[TASK] Write out the material exactly, with the pictures left out.

— START DATASET EXTRACT —

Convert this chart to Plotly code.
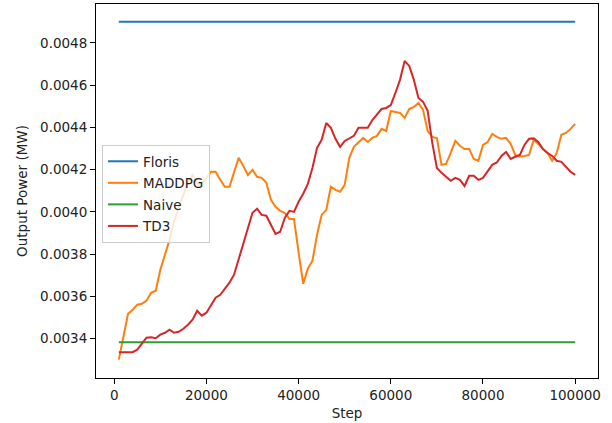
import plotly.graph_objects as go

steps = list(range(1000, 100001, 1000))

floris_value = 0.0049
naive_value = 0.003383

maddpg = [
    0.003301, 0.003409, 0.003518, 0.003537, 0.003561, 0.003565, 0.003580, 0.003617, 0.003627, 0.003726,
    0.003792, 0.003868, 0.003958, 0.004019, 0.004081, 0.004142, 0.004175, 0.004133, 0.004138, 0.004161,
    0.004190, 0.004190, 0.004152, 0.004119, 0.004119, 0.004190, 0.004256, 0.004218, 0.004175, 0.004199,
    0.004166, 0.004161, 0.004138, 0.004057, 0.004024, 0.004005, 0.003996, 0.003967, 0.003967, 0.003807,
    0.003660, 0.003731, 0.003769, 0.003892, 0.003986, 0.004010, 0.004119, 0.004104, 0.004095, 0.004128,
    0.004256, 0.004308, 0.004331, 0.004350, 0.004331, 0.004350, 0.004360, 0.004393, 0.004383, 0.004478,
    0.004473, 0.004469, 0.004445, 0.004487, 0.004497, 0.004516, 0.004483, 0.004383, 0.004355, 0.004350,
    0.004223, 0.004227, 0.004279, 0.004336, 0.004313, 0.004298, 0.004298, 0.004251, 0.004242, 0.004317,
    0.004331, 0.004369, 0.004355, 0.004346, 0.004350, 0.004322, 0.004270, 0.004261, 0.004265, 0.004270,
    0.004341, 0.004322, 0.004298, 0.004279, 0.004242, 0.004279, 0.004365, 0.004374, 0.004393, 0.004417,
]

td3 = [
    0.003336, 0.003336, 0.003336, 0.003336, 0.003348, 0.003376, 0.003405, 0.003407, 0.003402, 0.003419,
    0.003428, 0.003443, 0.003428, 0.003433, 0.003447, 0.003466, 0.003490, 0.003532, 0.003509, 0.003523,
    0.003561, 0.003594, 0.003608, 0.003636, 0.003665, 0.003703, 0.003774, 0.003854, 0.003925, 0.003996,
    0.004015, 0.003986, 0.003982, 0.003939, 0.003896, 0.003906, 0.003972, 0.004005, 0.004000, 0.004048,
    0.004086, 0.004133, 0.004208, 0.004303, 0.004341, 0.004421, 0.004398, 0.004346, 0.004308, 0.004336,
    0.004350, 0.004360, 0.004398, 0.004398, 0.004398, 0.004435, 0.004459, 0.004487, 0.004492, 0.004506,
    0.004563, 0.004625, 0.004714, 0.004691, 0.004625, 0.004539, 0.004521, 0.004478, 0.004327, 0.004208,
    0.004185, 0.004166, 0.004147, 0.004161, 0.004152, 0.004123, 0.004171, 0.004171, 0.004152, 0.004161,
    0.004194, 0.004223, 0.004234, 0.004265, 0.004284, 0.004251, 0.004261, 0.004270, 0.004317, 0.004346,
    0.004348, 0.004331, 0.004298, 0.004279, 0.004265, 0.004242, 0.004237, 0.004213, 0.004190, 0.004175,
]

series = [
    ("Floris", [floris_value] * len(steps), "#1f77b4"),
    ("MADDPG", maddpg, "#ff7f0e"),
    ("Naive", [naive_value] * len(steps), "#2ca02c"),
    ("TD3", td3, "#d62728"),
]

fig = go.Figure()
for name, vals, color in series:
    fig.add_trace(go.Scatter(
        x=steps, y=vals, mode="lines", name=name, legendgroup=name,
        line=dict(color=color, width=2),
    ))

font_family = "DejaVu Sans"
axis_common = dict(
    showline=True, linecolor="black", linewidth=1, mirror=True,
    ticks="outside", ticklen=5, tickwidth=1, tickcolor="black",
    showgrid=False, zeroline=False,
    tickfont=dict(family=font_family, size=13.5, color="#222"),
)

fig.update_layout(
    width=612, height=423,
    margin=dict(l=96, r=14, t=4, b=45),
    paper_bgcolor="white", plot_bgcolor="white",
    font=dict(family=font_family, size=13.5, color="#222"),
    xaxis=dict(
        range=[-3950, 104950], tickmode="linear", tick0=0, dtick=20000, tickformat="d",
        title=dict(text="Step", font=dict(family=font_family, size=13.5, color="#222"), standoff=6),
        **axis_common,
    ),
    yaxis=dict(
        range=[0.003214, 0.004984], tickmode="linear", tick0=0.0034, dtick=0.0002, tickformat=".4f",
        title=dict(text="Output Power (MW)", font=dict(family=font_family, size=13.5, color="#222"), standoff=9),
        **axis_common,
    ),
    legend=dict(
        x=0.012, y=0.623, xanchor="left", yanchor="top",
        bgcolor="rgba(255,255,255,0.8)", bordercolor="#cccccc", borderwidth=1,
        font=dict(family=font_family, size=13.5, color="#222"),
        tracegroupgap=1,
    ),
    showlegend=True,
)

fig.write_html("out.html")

— END DATASET EXTRACT —

[FINISHED TASK]
Convert this chart to Plotly code.
import plotly.graph_objects as go

steps = list(range(1000, 100001, 1000))

floris_value = 0.0049
naive_value = 0.003383

maddpg = [
    0.003301, 0.003409, 0.003518, 0.003537, 0.003561, 0.003565, 0.003580, 0.003617, 0.003627, 0.003726,
    0.003792, 0.003868, 0.003958, 0.004019, 0.004081, 0.004142, 0.004175, 0.004133, 0.004138, 0.004161,
    0.004190, 0.004190, 0.004152, 0.004119, 0.004119, 0.004190, 0.004256, 0.004218, 0.004175, 0.004199,
    0.004166, 0.004161, 0.004138, 0.004057, 0.004024, 0.004005, 0.003996, 0.003967, 0.003967, 0.003807,
    0.003660, 0.003731, 0.003769, 0.003892, 0.003986, 0.004010, 0.004119, 0.004104, 0.004095, 0.004128,
    0.004256, 0.004308, 0.004331, 0.004350, 0.004331, 0.004350, 0.004360, 0.004393, 0.004383, 0.004478,
    0.004473, 0.004469, 0.004445, 0.004487, 0.004497, 0.004516, 0.004483, 0.004383, 0.004355, 0.004350,
    0.004223, 0.004227, 0.004279, 0.004336, 0.004313, 0.004298, 0.004298, 0.004251, 0.004242, 0.004317,
    0.004331, 0.004369, 0.004355, 0.004346, 0.004350, 0.004322, 0.004270, 0.004261, 0.004265, 0.004270,
    0.004341, 0.004322, 0.004298, 0.004279, 0.004242, 0.004279, 0.004365, 0.004374, 0.004393, 0.004417,
]

td3 = [
    0.003336, 0.003336, 0.003336, 0.003336, 0.003348, 0.003376, 0.003405, 0.003407, 0.003402, 0.003419,
    0.003428, 0.003443, 0.003428, 0.003433, 0.003447, 0.003466, 0.003490, 0.003532, 0.003509, 0.003523,
    0.003561, 0.003594, 0.003608, 0.003636, 0.003665, 0.003703, 0.003774, 0.003854, 0.003925, 0.003996,
    0.004015, 0.003986, 0.003982, 0.003939, 0.003896, 0.003906, 0.003972, 0.004005, 0.004000, 0.004048,
    0.004086, 0.004133, 0.004208, 0.004303, 0.004341, 0.004421, 0.004398, 0.004346, 0.004308, 0.004336,
    0.004350, 0.004360, 0.004398, 0.004398, 0.004398, 0.004435, 0.004459, 0.004487, 0.004492, 0.004506,
    0.004563, 0.004625, 0.004714, 0.004691, 0.004625, 0.004539, 0.004521, 0.004478, 0.004327, 0.004208,
    0.004185, 0.004166, 0.004147, 0.004161, 0.004152, 0.004123, 0.004171, 0.004171, 0.004152, 0.004161,
    0.004194, 0.004223, 0.004234, 0.004265, 0.004284, 0.004251, 0.004261, 0.004270, 0.004317, 0.004346,
    0.004348, 0.004331, 0.004298, 0.004279, 0.004265, 0.004242, 0.004237, 0.004213, 0.004190, 0.004175,
]

series = [
    ("Floris", [floris_value] * len(steps), "#1f77b4"),
    ("MADDPG", maddpg, "#ff7f0e"),
    ("Naive", [naive_value] * len(steps), "#2ca02c"),
    ("TD3", td3, "#d62728"),
]

fig = go.Figure()
for name, vals, color in series:
    fig.add_trace(go.Scatter(
        x=steps, y=vals, mode="lines", name=name, legendgroup=name,
        line=dict(color=color, width=2),
    ))

font_family = "DejaVu Sans"
axis_common = dict(
    showline=True, linecolor="black", linewidth=1, mirror=True,
    ticks="outside", ticklen=5, tickwidth=1, tickcolor="black",
    showgrid=False, zeroline=False,
    tickfont=dict(family=font_family, size=13.5, color="#222"),
)

fig.update_layout(
    width=612, height=423,
    margin=dict(l=96, r=14, t=4, b=45),
    paper_bgcolor="white", plot_bgcolor="white",
    font=dict(family=font_family, size=13.5, color="#222"),
    xaxis=dict(
        range=[-3950, 104950], tickmode="linear", tick0=0, dtick=20000, tickformat="d",
        title=dict(text="Step", font=dict(family=font_family, size=13.5, color="#222"), standoff=6),
        **axis_common,
    ),
    yaxis=dict(
        range=[0.003214, 0.004984], tickmode="linear", tick0=0.0034, dtick=0.0002, tickformat=".4f",
        title=dict(text="Output Power (MW)", font=dict(family=font_family, size=13.5, color="#222"), standoff=9),
        **axis_common,
    ),
    legend=dict(
        x=0.012, y=0.623, xanchor="left", yanchor="top",
        bgcolor="rgba(255,255,255,0.8)", bordercolor="#cccccc", borderwidth=1,
        font=dict(family=font_family, size=13.5, color="#222"),
        tracegroupgap=1,
    ),
    showlegend=True,
)

fig.write_html("out.html")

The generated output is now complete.